Dr. Brian Wood presents The Movement Ecology of Gendered Foraging among Hadza Hunter-Gatherers
Start Date: Nov 07, 2019 - 04:00pm
Location: Hibben Center 105
Dr. Brian Wood will present his talk The Movement Ecology of Gendered Foraging among Hadza Hunter-Gatherers on Thursday, November 7 at 4 pm in the Hibben Center lecture hall 105. His talk will discuss how humans think about, explore, and use landscapes like no other species, reflecting our unique biological and cultural adaptations. One of these adaptations, observed in all hunter-gatherer societies, is a gendered division of foraging labor. Understanding how gendered economic roles structure space use is important to evolutionary models of foraging behavior, social organization, and cognition. In this talk, Dr. Wood will examine the Hadza's spatial behavior using a large corpus of GPS data collected over the last decade. Foraging theories propose that the rarity and mobility of targeted foods should predict movement patterns, and that strong gender differences in space use should arise in a hunting and gathering context if men and women target different resources.
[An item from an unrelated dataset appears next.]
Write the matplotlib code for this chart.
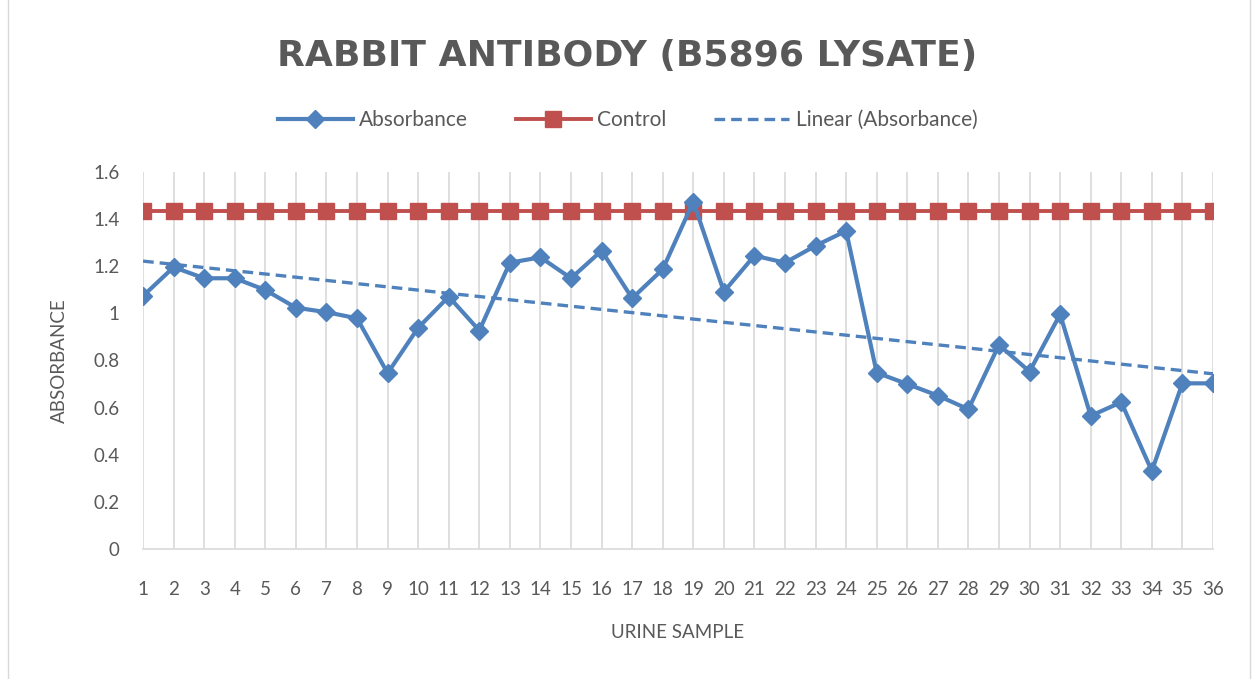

The search for rarer and more mobile foods, such as wild game, should produce more extensive and sinuous travel, while the harvesting of plant foods should lead to concentrated, straight-line travel to and from known locations. Dr. Wood tests these predictions by examining 2,078 person-days of GPS-recorded movement. In this talk, he will also discuss the evolution and development of gender-differentiated travel, and relationships between measures of spatial behavior and spatial cognition.
Dr. Brian Wood is a human behavioral ecologist who conducts research with Hadza hunter-gatherers in northern Tanzania. He is an assistant professor at UCLA in the Department of Anthropology, and an external scientist of the Max Planck Institute for Evolutionary Anthropology, in the Department of Human Behavior, Ecology, and Culture.